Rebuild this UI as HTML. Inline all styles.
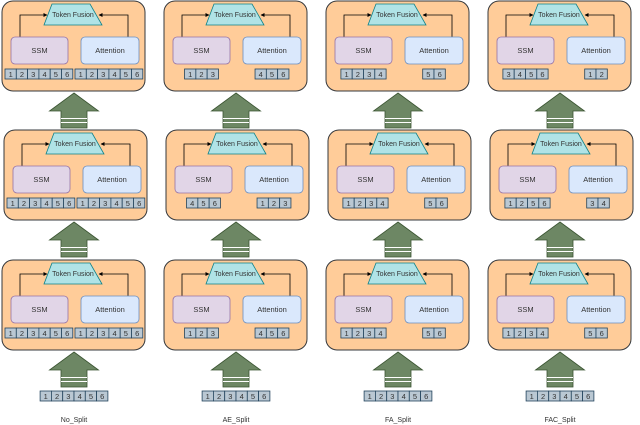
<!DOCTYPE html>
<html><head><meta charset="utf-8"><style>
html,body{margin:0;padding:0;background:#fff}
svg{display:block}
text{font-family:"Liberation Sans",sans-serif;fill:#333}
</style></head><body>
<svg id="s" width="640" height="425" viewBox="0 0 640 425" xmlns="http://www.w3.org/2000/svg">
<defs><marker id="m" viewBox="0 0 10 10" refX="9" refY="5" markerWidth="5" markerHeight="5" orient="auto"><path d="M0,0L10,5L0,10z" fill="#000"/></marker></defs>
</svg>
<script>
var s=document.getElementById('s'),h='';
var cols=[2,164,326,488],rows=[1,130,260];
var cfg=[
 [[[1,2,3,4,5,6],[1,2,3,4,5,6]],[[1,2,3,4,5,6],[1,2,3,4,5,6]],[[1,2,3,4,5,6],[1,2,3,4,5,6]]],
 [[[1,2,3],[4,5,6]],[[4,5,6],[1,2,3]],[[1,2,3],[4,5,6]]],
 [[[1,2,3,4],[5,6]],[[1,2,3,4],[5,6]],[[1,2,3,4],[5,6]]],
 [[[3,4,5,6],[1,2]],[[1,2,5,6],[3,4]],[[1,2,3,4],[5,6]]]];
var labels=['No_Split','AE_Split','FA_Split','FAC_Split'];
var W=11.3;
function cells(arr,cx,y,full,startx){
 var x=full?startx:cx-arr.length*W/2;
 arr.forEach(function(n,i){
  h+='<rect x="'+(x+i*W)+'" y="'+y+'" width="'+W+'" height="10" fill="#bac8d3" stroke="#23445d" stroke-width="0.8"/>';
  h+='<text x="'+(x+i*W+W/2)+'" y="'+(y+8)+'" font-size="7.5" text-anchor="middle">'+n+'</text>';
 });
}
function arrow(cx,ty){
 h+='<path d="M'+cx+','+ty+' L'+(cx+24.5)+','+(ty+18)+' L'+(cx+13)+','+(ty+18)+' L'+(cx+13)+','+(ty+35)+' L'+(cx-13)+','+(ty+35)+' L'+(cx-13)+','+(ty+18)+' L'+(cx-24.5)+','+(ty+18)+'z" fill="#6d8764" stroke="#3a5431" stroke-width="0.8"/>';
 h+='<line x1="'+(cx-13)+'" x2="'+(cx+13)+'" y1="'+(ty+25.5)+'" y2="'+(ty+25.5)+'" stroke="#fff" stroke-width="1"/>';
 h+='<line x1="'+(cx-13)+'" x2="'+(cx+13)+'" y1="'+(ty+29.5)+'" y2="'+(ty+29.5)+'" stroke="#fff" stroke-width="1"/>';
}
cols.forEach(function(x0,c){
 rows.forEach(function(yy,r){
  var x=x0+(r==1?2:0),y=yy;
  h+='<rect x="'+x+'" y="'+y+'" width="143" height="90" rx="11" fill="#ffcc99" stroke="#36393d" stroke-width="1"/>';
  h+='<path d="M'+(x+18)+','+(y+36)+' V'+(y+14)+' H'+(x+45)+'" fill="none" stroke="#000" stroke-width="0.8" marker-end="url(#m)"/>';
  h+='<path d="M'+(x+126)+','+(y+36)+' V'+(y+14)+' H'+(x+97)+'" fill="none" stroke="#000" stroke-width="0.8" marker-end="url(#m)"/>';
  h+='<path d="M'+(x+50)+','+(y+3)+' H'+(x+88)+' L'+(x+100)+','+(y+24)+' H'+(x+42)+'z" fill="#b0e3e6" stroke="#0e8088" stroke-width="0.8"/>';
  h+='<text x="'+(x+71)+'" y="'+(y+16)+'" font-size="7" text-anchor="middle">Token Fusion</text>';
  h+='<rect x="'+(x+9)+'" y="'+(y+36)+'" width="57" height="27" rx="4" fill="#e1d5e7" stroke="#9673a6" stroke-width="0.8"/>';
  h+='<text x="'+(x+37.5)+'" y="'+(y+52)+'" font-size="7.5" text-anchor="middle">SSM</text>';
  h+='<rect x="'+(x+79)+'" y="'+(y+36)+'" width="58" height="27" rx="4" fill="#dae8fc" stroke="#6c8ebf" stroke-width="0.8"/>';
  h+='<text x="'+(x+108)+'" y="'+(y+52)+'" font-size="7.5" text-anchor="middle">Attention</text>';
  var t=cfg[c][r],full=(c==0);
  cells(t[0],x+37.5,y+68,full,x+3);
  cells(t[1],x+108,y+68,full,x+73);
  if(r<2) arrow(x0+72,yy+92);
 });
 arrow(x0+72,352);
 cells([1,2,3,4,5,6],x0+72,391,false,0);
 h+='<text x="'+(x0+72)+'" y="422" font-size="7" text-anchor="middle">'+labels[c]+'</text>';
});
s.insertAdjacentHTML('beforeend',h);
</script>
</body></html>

══════════

**Exercise brief:**
The data above should be repeated exactly, minus any pictures.

**Expected answer:**
Rebuild this UI as HTML. Inline all styles.
<!DOCTYPE html>
<html><head><meta charset="utf-8"><style>
html,body{margin:0;padding:0;background:#fff}
svg{display:block}
text{font-family:"Liberation Sans",sans-serif;fill:#333}
</style></head><body>
<svg id="s" width="640" height="425" viewBox="0 0 640 425" xmlns="http://www.w3.org/2000/svg">
<defs><marker id="m" viewBox="0 0 10 10" refX="9" refY="5" markerWidth="5" markerHeight="5" orient="auto"><path d="M0,0L10,5L0,10z" fill="#000"/></marker></defs>
</svg>
<script>
var s=document.getElementById('s'),h='';
var cols=[2,164,326,488],rows=[1,130,260];
var cfg=[
 [[[1,2,3,4,5,6],[1,2,3,4,5,6]],[[1,2,3,4,5,6],[1,2,3,4,5,6]],[[1,2,3,4,5,6],[1,2,3,4,5,6]]],
 [[[1,2,3],[4,5,6]],[[4,5,6],[1,2,3]],[[1,2,3],[4,5,6]]],
 [[[1,2,3,4],[5,6]],[[1,2,3,4],[5,6]],[[1,2,3,4],[5,6]]],
 [[[3,4,5,6],[1,2]],[[1,2,5,6],[3,4]],[[1,2,3,4],[5,6]]]];
var labels=['No_Split','AE_Split','FA_Split','FAC_Split'];
var W=11.3;
function cells(arr,cx,y,full,startx){
 var x=full?startx:cx-arr.length*W/2;
 arr.forEach(function(n,i){
  h+='<rect x="'+(x+i*W)+'" y="'+y+'" width="'+W+'" height="10" fill="#bac8d3" stroke="#23445d" stroke-width="0.8"/>';
  h+='<text x="'+(x+i*W+W/2)+'" y="'+(y+8)+'" font-size="7.5" text-anchor="middle">'+n+'</text>';
 });
}
function arrow(cx,ty){
 h+='<path d="M'+cx+','+ty+' L'+(cx+24.5)+','+(ty+18)+' L'+(cx+13)+','+(ty+18)+' L'+(cx+13)+','+(ty+35)+' L'+(cx-13)+','+(ty+35)+' L'+(cx-13)+','+(ty+18)+' L'+(cx-24.5)+','+(ty+18)+'z" fill="#6d8764" stroke="#3a5431" stroke-width="0.8"/>';
 h+='<line x1="'+(cx-13)+'" x2="'+(cx+13)+'" y1="'+(ty+25.5)+'" y2="'+(ty+25.5)+'" stroke="#fff" stroke-width="1"/>';
 h+='<line x1="'+(cx-13)+'" x2="'+(cx+13)+'" y1="'+(ty+29.5)+'" y2="'+(ty+29.5)+'" stroke="#fff" stroke-width="1"/>';
}
cols.forEach(function(x0,c){
 rows.forEach(function(yy,r){
  var x=x0+(r==1?2:0),y=yy;
  h+='<rect x="'+x+'" y="'+y+'" width="143" height="90" rx="11" fill="#ffcc99" stroke="#36393d" stroke-width="1"/>';
  h+='<path d="M'+(x+18)+','+(y+36)+' V'+(y+14)+' H'+(x+45)+'" fill="none" stroke="#000" stroke-width="0.8" marker-end="url(#m)"/>';
  h+='<path d="M'+(x+126)+','+(y+36)+' V'+(y+14)+' H'+(x+97)+'" fill="none" stroke="#000" stroke-width="0.8" marker-end="url(#m)"/>';
  h+='<path d="M'+(x+50)+','+(y+3)+' H'+(x+88)+' L'+(x+100)+','+(y+24)+' H'+(x+42)+'z" fill="#b0e3e6" stroke="#0e8088" stroke-width="0.8"/>';
  h+='<text x="'+(x+71)+'" y="'+(y+16)+'" font-size="7" text-anchor="middle">Token Fusion</text>';
  h+='<rect x="'+(x+9)+'" y="'+(y+36)+'" width="57" height="27" rx="4" fill="#e1d5e7" stroke="#9673a6" stroke-width="0.8"/>';
  h+='<text x="'+(x+37.5)+'" y="'+(y+52)+'" font-size="7.5" text-anchor="middle">SSM</text>';
  h+='<rect x="'+(x+79)+'" y="'+(y+36)+'" width="58" height="27" rx="4" fill="#dae8fc" stroke="#6c8ebf" stroke-width="0.8"/>';
  h+='<text x="'+(x+108)+'" y="'+(y+52)+'" font-size="7.5" text-anchor="middle">Attention</text>';
  var t=cfg[c][r],full=(c==0);
  cells(t[0],x+37.5,y+68,full,x+3);
  cells(t[1],x+108,y+68,full,x+73);
  if(r<2) arrow(x0+72,yy+92);
 });
 arrow(x0+72,352);
 cells([1,2,3,4,5,6],x0+72,391,false,0);
 h+='<text x="'+(x0+72)+'" y="422" font-size="7" text-anchor="middle">'+labels[c]+'</text>';
});
s.insertAdjacentHTML('beforeend',h);
</script>
</body></html>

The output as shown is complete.